It’s difficult, nee impossible, to review and feature the music emanating from Mali without briefly outlining the country’s past and current difficulties. Such is the devastation and injury caused during years of civil war which began with a rebellion in the north by the Tuareg – for various reasons unhappy at their treatment and alienation from the Malian central government; fighting for an autonomous region, named the Azawad, in the north east -, though the instability caused by the spread of an ever more aggressive hardline form of Islam from outside the country and natural concerns such as drought have conspired to pull Mali apart.
Whilst the Syrian conflict – for good reason – continues to dominate the news feeds internationally, the countless infractions and acts of brutality in North and West Africa struggle to make the headlines. Whether vaporised by western technology or bullying the local populations across the region, ISL, ISIS or whatever the abbreviation is these days, the victims in this bloody battle to establish a tyrannical caliphate are for the most part Muslim. With a zealous taste for punishment and a puritanical mindset that would put Cromwell’s prudish stoicism to shame, they’ve all but condemned any practice, activity and spark of creativity that falls outside their myopic perimeters. And if, like many tribes that make up the fabric of Mali your customs and atavistic roots heavily feature song and music than you’re for the CHOP! After years of civil war between the government and the Bedouin Tuareg people an uneasy but stable truce has returned some kind of normality back to the country. A “rebellion” that was dominated both by hardliner Tuareg groups such as Ansar Dine and insurgents from outside the country, the recent embittered conflict threatened to escalate as fanatical Islamist elements dominated. Invited or not, they saw an opportunity to conquer and spread their Sharia dictate, much to their ill-at-ease comrades in the more moderate National Movement for the Liberation of Azawad. Far too complicated and nuanced than the space given here for a music review, the eventual outcome was a three-way battle between all parties as the Tuareg fell out with each other. With the capital of Bamako at risk – though the fountain of Mali knowledge and much-venerated ancient seat of learning, Timbuktu was captured by the Tuareg groups and made the state capital of the Azawad region, before being recaptured by government forces – the Malian government were forced to work with their former colonial rulers France to take back control.
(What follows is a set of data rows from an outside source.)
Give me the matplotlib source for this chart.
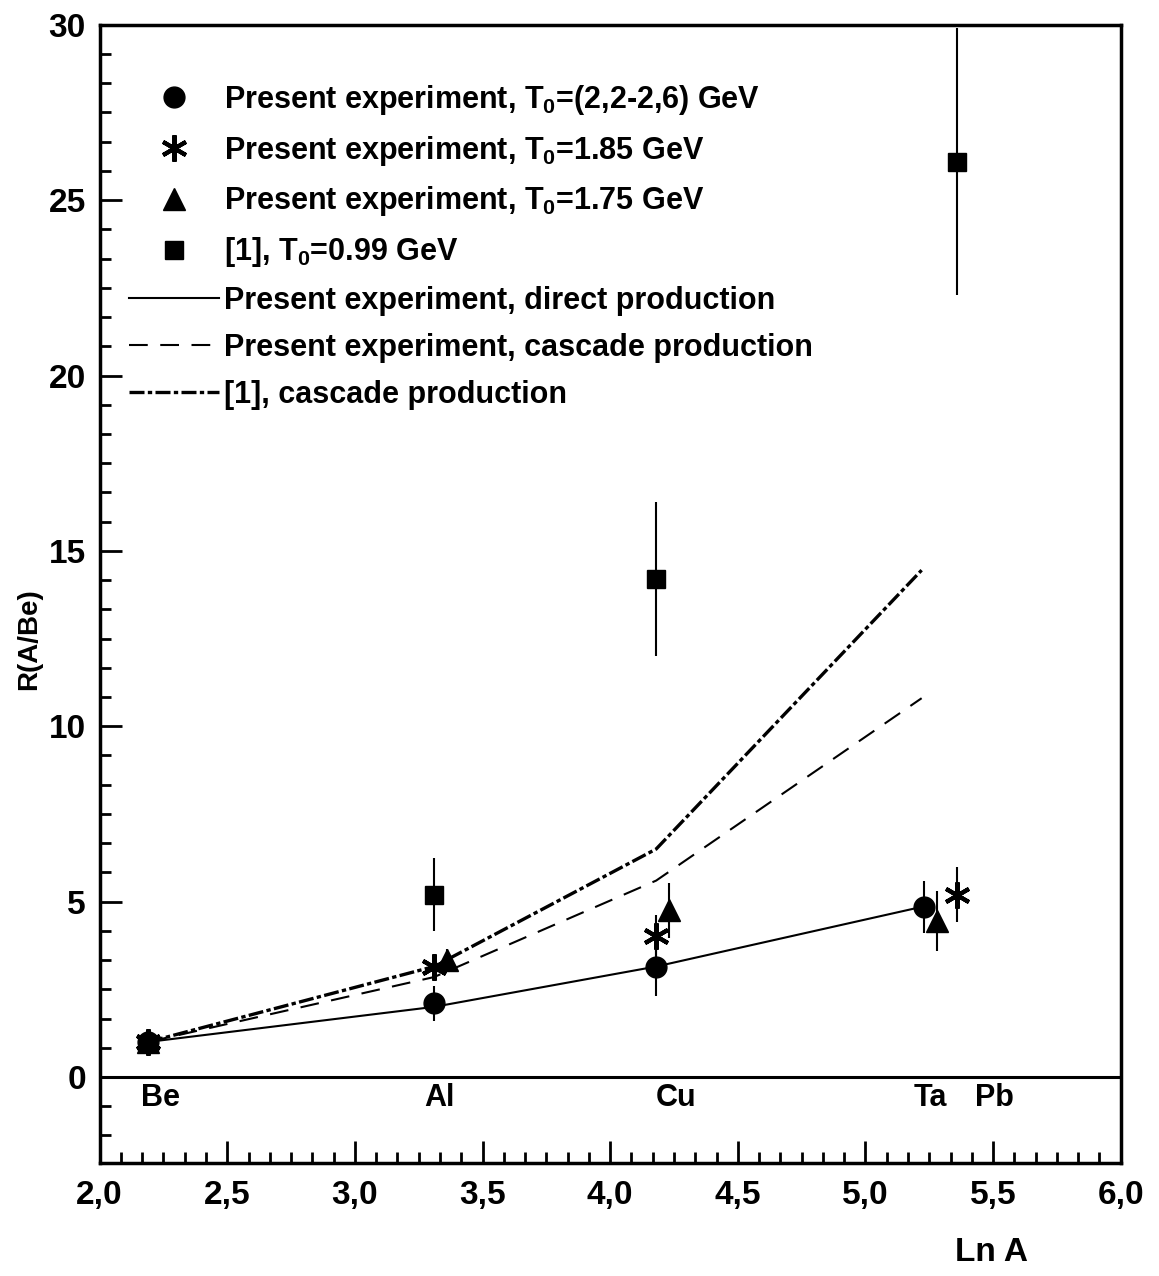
import matplotlib
matplotlib.use("Agg")
import matplotlib.pyplot as plt
from matplotlib.ticker import MultipleLocator, AutoMinorLocator, FuncFormatter

plt.rcParams['font.family'] = ['Liberation Sans', 'DejaVu Sans']
plt.rcParams['font.weight'] = 'bold'
plt.rcParams['mathtext.fontset'] = 'custom'
plt.rcParams['mathtext.rm'] = 'Liberation Sans:bold'
plt.rcParams['mathtext.bf'] = 'Liberation Sans:bold'
plt.rcParams['mathtext.default'] = 'bf'

# data (Ln A, R(A/Be))
circ_x = [2.19, 3.31, 4.18, 5.23]
circ_y = [1.0, 2.1, 3.15, 4.85]
circ_err = [0.0, 0.5, 0.85, 0.75]

star_x = [2.19, 3.31, 4.18, 5.36]
star_y = [1.0, 3.14, 4.02, 5.2]
star_err = [0.0, 0.3, 0.6, 0.78]

tri_x = [2.19, 3.36, 4.23, 5.28]
tri_y = [1.0, 3.35, 4.75, 4.45]
tri_err = [0.0, 0.3, 0.78, 0.85]

sq_x = [3.31, 4.18, 5.36]
sq_y = [5.2, 14.2, 26.1]
sq_err = [1.05, 2.2, 3.8]

line_x = [2.19, 3.31, 4.18, 5.22]
direct_y = [1.0, 2.0, 3.15, 4.85]
cascade_y = [1.0, 2.85, 5.6, 10.8]
cascade1_y = [1.0, 3.15, 6.5, 14.45]

elements = ['Be', 'Al', 'Cu', 'Ta', 'Pb']
element_x = [2.16, 3.27, 4.18, 5.19, 5.43]

fig = plt.figure(figsize=(11.59, 12.76), dpi=100)
ax = fig.add_axes([0.086, 0.0886, 0.881, 0.892])

ax.axhline(0, color='black', lw=2.2, zorder=1)

ax.plot(line_x, direct_y, color='black', lw=1.5, label='Present experiment, direct production')
ax.plot(line_x, cascade_y, color='black', lw=1.5, dashes=(9, 6),
        label='Present experiment, cascade production')
ax.plot(line_x, cascade1_y, color='black', lw=2.4, dashes=(4.5, 1.0, 1.3, 1.0),
        label='[1], cascade production')

eb_kw = dict(color='black', ls='none', elinewidth=1.5, capsize=0, zorder=3)
c = ax.errorbar(circ_x, circ_y, yerr=circ_err, marker='o', ms=15, **eb_kw)
s = ax.errorbar(star_x, star_y, yerr=star_err, marker=(6, 2, 0), ms=19, mew=3, **eb_kw)
t = ax.errorbar(tri_x, tri_y, yerr=tri_err, marker='^', ms=16, **eb_kw)
q = ax.errorbar(sq_x, sq_y, yerr=sq_err, marker='s', ms=13, **eb_kw)

for name, xv in zip(elements, element_x):
    ax.text(xv, -0.6, name, fontsize=22, fontweight='bold', ha='left', va='center')

ax.set_xlim(2.0, 6.0)
ax.set_ylim(-2.45, 30)
ax.xaxis.set_major_locator(MultipleLocator(0.5))
ax.xaxis.set_minor_locator(AutoMinorLocator(6))
ax.yaxis.set_major_locator(MultipleLocator(5))
ax.yaxis.set_minor_locator(AutoMinorLocator(6))
ax.xaxis.set_major_formatter(FuncFormatter(lambda v, p: f"{v:.1f}".replace('.', ',')))
ax.yaxis.set_major_formatter(FuncFormatter(lambda v, p: f"{v:.0f}"))

ax.tick_params(which='both', direction='in', top=False, right=False, width=2, labelsize=24)
ax.tick_params(axis='y', which='major', length=16, pad=10)
ax.tick_params(axis='y', which='minor', length=8)
ax.tick_params(axis='x', which='major', length=16, pad=12)
ax.tick_params(axis='x', which='minor', length=8)
for lab in ax.get_xticklabels() + ax.get_yticklabels():
    lab.set_fontweight('bold')
for sp in ax.spines.values():
    sp.set_linewidth(2.5)

ax.set_ylabel('R(A/Be)', fontsize=20, fontweight='bold')
ax.yaxis.set_label_coords(-0.056, 0.46)
ax.set_xlabel('Ln A', fontsize=24, fontweight='bold')
ax.xaxis.set_label_coords(0.873, -0.065)

handles = [c[0], s[0], t[0], q[0]] + ax.get_lines()[1:4]
labels = [r'Present experiment, T$_0$=(2,2-2,6) GeV',
          r'Present experiment, T$_0$=1.85 GeV',
          r'Present experiment, T$_0$=1.75 GeV',
          r'[1], T$_0$=0.99 GeV',
          'Present experiment, direct production',
          'Present experiment, cascade production',
          '[1], cascade production']
ax.legend(handles, labels, loc='upper left', bbox_to_anchor=(0.029, 0.949),
          frameon=False, borderaxespad=0, borderpad=0, numpoints=1,
          handlelength=2.95, handletextpad=0.15, labelspacing=0.55,
          prop={'size': 22, 'weight': 'bold'})

fig.savefig('out.png', dpi=100)
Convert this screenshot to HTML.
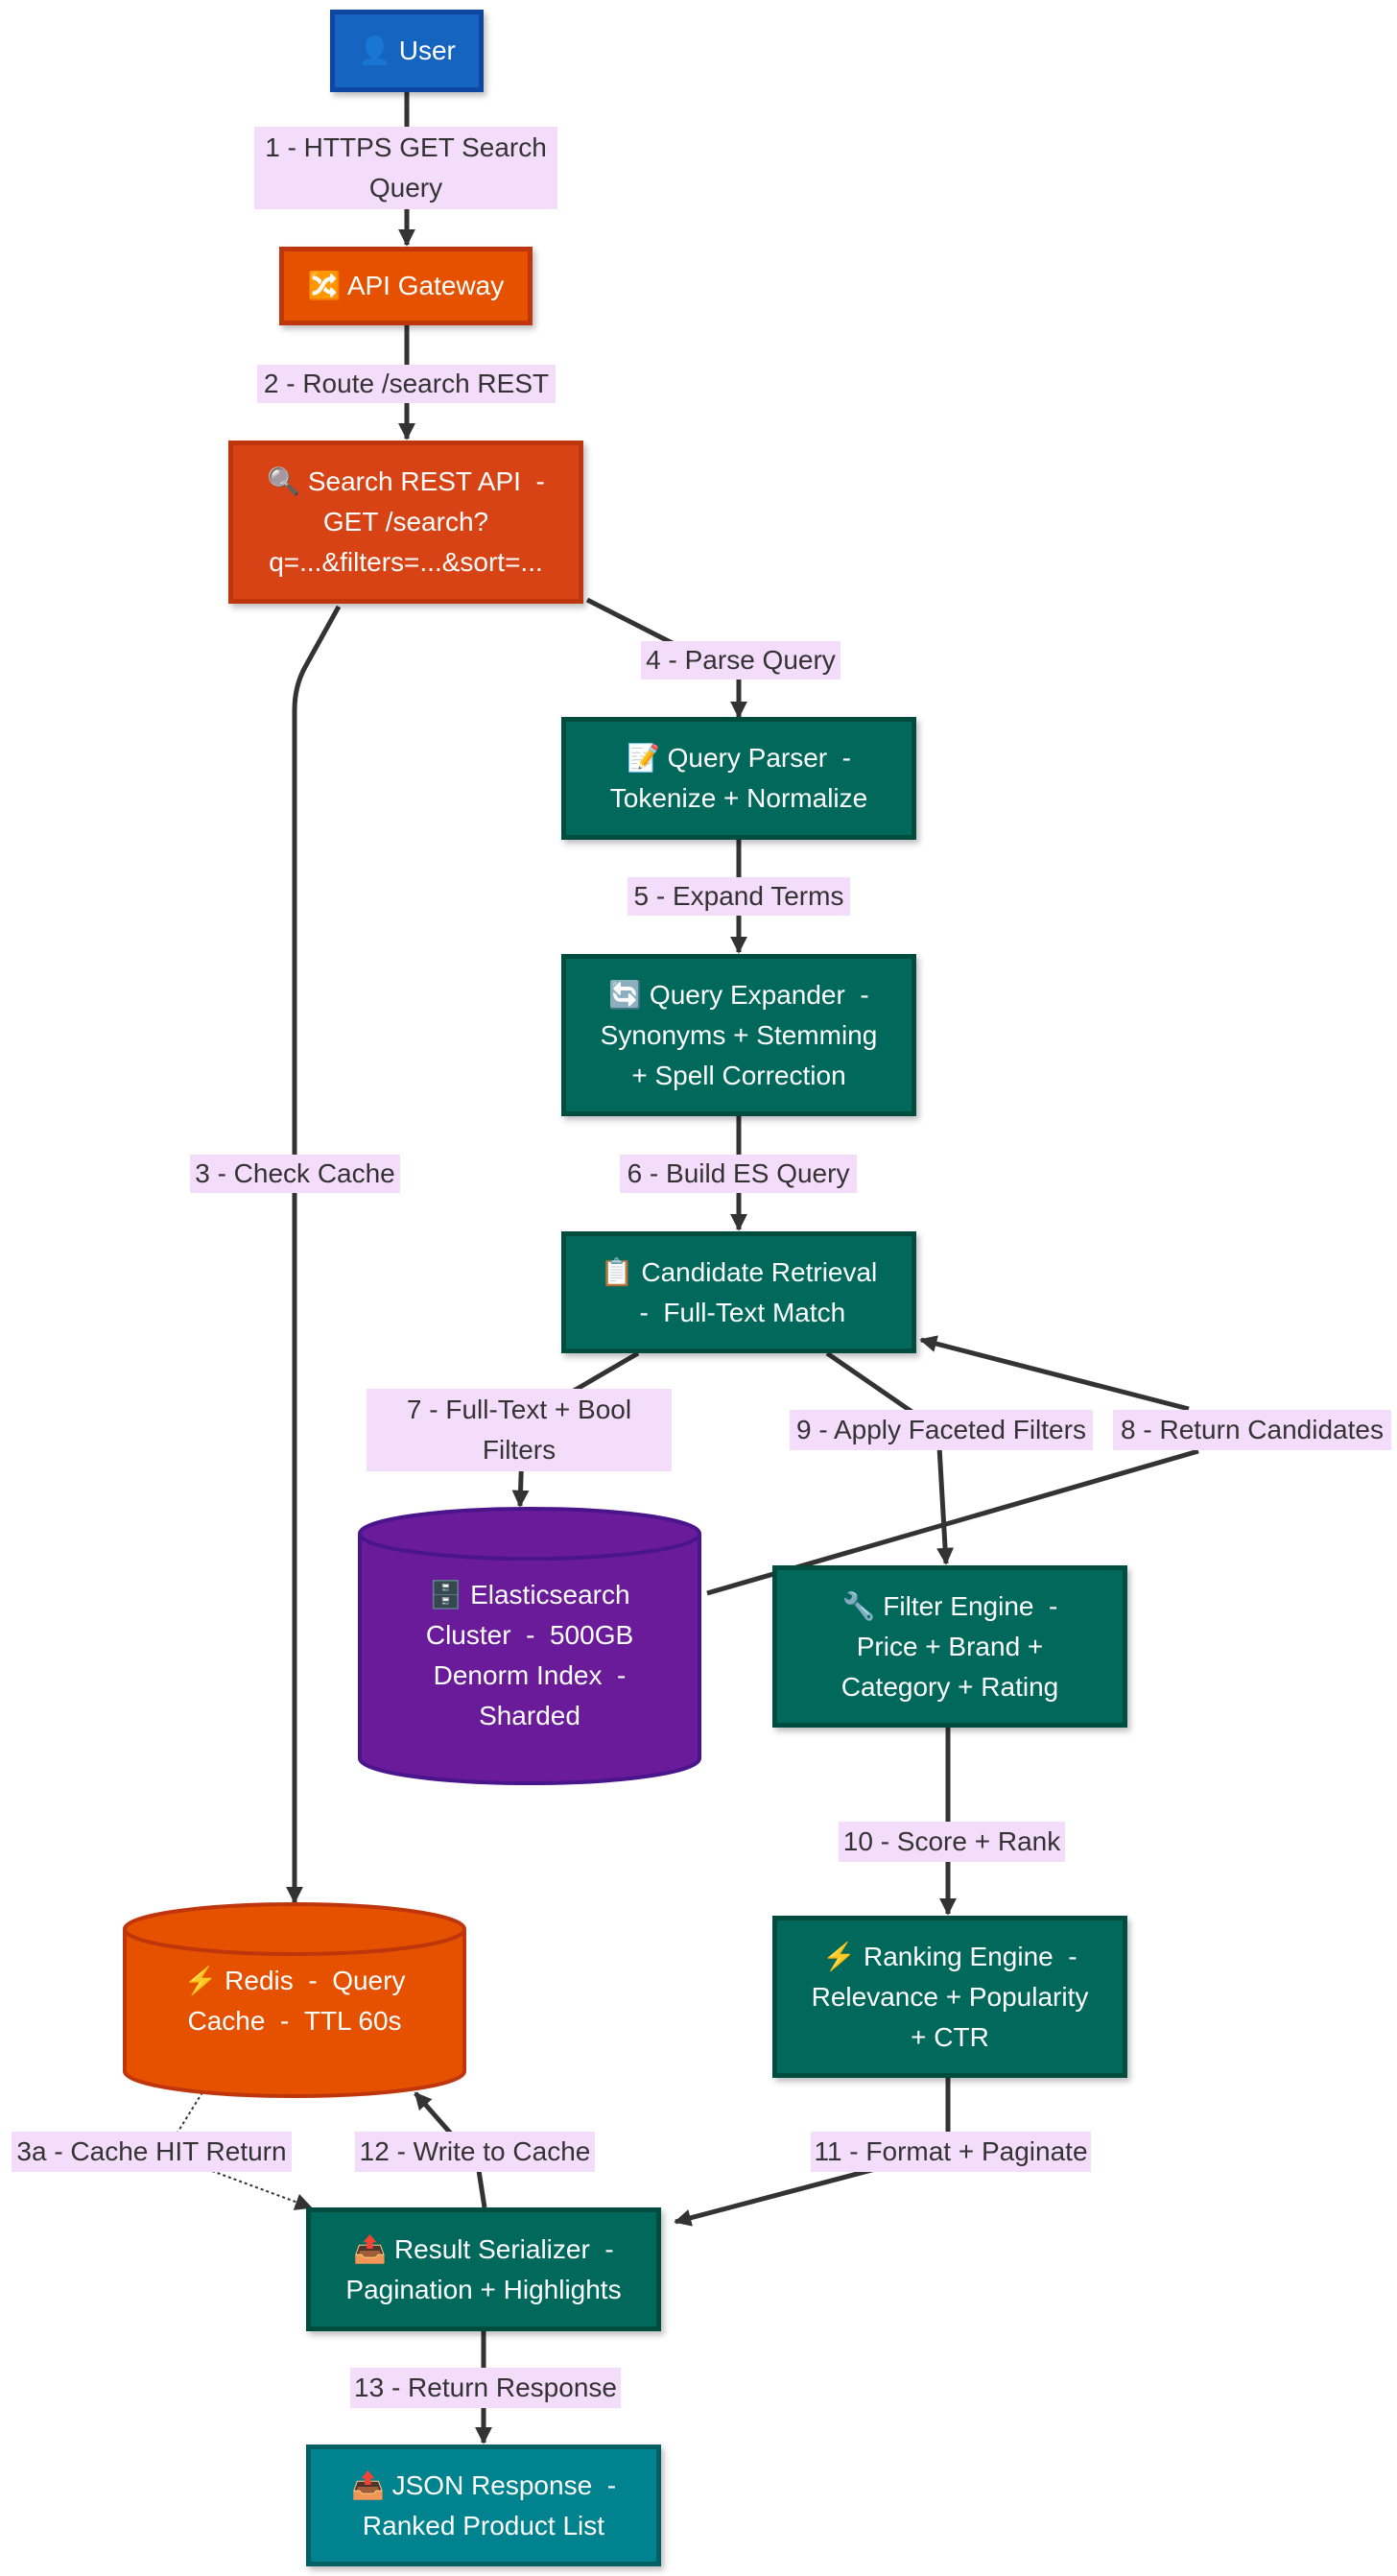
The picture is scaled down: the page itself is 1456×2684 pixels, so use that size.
<!DOCTYPE html>
<html><head><meta charset="utf-8"><style>
html,body{margin:0;padding:0;background:#fff;}
body{width:1456px;height:2684px;position:relative;overflow:hidden;font-family:"Liberation Sans","Noto Sans CJK SC",sans-serif;}
.n{position:absolute;box-sizing:border-box;display:flex;align-items:center;justify-content:center;text-align:center;color:#fff;font-size:28px;line-height:42px;border:5px solid;box-shadow:3px 4px 6px rgba(0,0,0,0.25);}
.t{background:#00695C;border-color:#004D40;}
.l{position:absolute;background:#F3DDFB;color:#333;font-size:28px;line-height:42px;text-align:center;display:flex;align-items:center;justify-content:center;white-space:nowrap;}
.c{position:absolute;display:flex;align-items:center;justify-content:center;text-align:center;color:#fff;font-size:28px;line-height:42px;}
svg{position:absolute;left:0;top:0;}
</style></head><body>
<svg width="1456" height="2684">
<defs>
<marker id="b" viewBox="0 0 10 10" refX="9" refY="5" markerWidth="18" markerHeight="18" orient="auto" markerUnits="userSpaceOnUse"><path d="M0,0 L10,5 L0,10 z" fill="#333"/></marker>
</defs>
<g fill="none" stroke="#333" stroke-width="5">
<path d="M424,96 L424,255" marker-end="url(#b)"/>
<path d="M424,339 L424,457" marker-end="url(#b)"/>
<path d="M612,625 L740,690 L770,700 L770,747" marker-end="url(#b)"/>
<path d="M353,632 L318,695 Q307,715 307,740 L307,1982" marker-end="url(#b)"/>
<path d="M770,875 L770,992" marker-end="url(#b)"/>
<path d="M770,1163 L770,1281" marker-end="url(#b)"/>
<path d="M665,1410 L545,1480 L542,1569" marker-end="url(#b)"/>
<path d="M862,1410 L978,1490 L986,1629" marker-end="url(#b)"/>
<path d="M737,1660 L1249,1512"/>
<path d="M1239,1468 L960,1396" marker-end="url(#b)"/>
<path d="M988,1800 L988,1994" marker-end="url(#b)"/>
<path d="M988,2165 L988,2240 L704,2315" marker-end="url(#b)"/>
<path d="M505,2300 L498,2255 L433,2181" marker-end="url(#b)"/>
<path d="M504,2429 L504,2545" marker-end="url(#b)"/>
</g>
<path d="M211,2180 L185,2222" fill="none" stroke="#333" stroke-width="2" stroke-dasharray="3,3"/>
<path d="M221,2262 L324,2300" fill="none" stroke="#333" stroke-width="2" stroke-dasharray="3,3" marker-end="url(#b)"/>
<path d="M375,1598 A177,26 0 0 1 729,1598 L729,1832 A177,26 0 0 1 375,1832 Z" fill="#6A1B9A" stroke="#4A148C" stroke-width="4"/>
<path d="M375,1598 A177,26 0 0 0 729,1598" fill="none" stroke="#4A148C" stroke-width="4"/>
<path d="M130,2010 A177,26 0 0 1 484,2010 L484,2158 A177,26 0 0 1 130,2158 Z" fill="#E65100" stroke="#BF360C" stroke-width="4"/>
<path d="M130,2010 A177,26 0 0 0 484,2010" fill="none" stroke="#BF360C" stroke-width="4"/>
</svg>

<div class="n" style="left:344px;top:10px;width:160px;height:86px;background:#1565C0;border-color:#0D47A1;">👤 User</div>
<div class="n" style="left:291px;top:257px;width:264px;height:82px;background:#E65100;border-color:#BF360C;">🔀 API Gateway</div>
<div class="n" style="left:238px;top:459px;width:370px;height:170px;background:#D84315;border-color:#BF360C;">🔍 Search REST API &nbsp;-<br>GET /search?<br>q=...&amp;filters=...&amp;sort=...</div>
<div class="n t" style="left:585px;top:747px;width:370px;height:128px;">📝 Query Parser &nbsp;-<br>Tokenize + Normalize</div>
<div class="n t" style="left:585px;top:994px;width:370px;height:169px;">🔄 Query Expander &nbsp;-<br>Synonyms + Stemming<br>+ Spell Correction</div>
<div class="n t" style="left:585px;top:1283px;width:370px;height:127px;">📋 Candidate Retrieval<br>&nbsp;- &nbsp;Full-Text Match</div>
<div class="n t" style="left:805px;top:1631px;width:370px;height:169px;">🔧 Filter Engine &nbsp;-<br>Price + Brand +<br>Category + Rating</div>
<div class="n t" style="left:805px;top:1996px;width:370px;height:169px;">⚡ Ranking Engine &nbsp;-<br>Relevance + Popularity<br>+ CTR</div>
<div class="n t" style="left:319px;top:2300px;width:370px;height:129px;">📤 Result Serializer &nbsp;-<br>Pagination + Highlights</div>
<div class="n" style="left:319px;top:2547px;width:370px;height:127px;background:#00838F;border-color:#006064;">📤 JSON Response &nbsp;-<br>Ranked Product List</div>

<div class="c" style="left:380px;top:1620px;width:344px;height:210px;">🗄️ Elasticsearch<br>Cluster &nbsp;- &nbsp;500GB<br>Denorm Index &nbsp;-<br>Sharded</div>
<div class="c" style="left:135px;top:2035px;width:344px;height:100px;">⚡ Redis &nbsp;- &nbsp;Query<br>Cache &nbsp;- &nbsp;TTL 60s</div>

<div class="l" style="left:265px;top:132px;width:316px;height:86px;white-space:normal;">1 - HTTPS GET Search<br>Query</div>
<div class="l" style="left:268px;top:380px;width:311px;height:40px;">2 - Route /search REST</div>
<div class="l" style="left:668px;top:668px;width:208px;height:40px;">4 - Parse Query</div>
<div class="l" style="left:654px;top:914px;width:232px;height:40px;">5 - Expand Terms</div>
<div class="l" style="left:646px;top:1203px;width:247px;height:40px;">6 - Build ES Query</div>
<div class="l" style="left:198px;top:1203px;width:219px;height:40px;">3 - Check Cache</div>
<div class="l" style="left:382px;top:1447px;width:318px;height:86px;white-space:normal;">7 - Full-Text + Bool<br>Filters</div>
<div class="l" style="left:823px;top:1469px;width:316px;height:42px;">9 - Apply Faceted Filters</div>
<div class="l" style="left:1160px;top:1469px;width:290px;height:42px;">8 - Return Candidates</div>
<div class="l" style="left:874px;top:1898px;width:236px;height:42px;">10 - Score + Rank</div>
<div class="l" style="left:12px;top:2221px;width:292px;height:42px;">3a - Cache HIT Return</div>
<div class="l" style="left:370px;top:2221px;width:250px;height:42px;">12 - Write to Cache</div>
<div class="l" style="left:845px;top:2221px;width:292px;height:42px;">11 - Format + Paginate</div>
<div class="l" style="left:365px;top:2467px;width:282px;height:42px;">13 - Return Response</div>
</body></html>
It’s hardly a surprise to find countless poignant allusions to these events throughout the Malian music scene, from the Tuareg desert bluesman to the capital’s hallowed-out canoe-shaped ngoni players. Despite this or perhaps because of it, Mali’s adroit musicians have provided some of the most richly rewarding, inventive and evocative music of the past few years. The triumvirate desert caravan of Tamikrest, Tinariwen and Terakaft and leading Malian greats like Samba Touré and Bassekou Kouyaté have taken back the blues and rock’n’roll from the USA and once again imbued it with the ancestral roots of West Africa to inject a much-needed new electrifying jolt of power into a limp genre: in the case of Bassekou, Ba Power. Following in the wake of Songhai bluesman Samba Touré’s nimbly picked Gandadiko LP earlier in the year, comes two more entrancing Mali peregrinations from Terakaft and Bassekou Kouyaté & Ngoni Ba.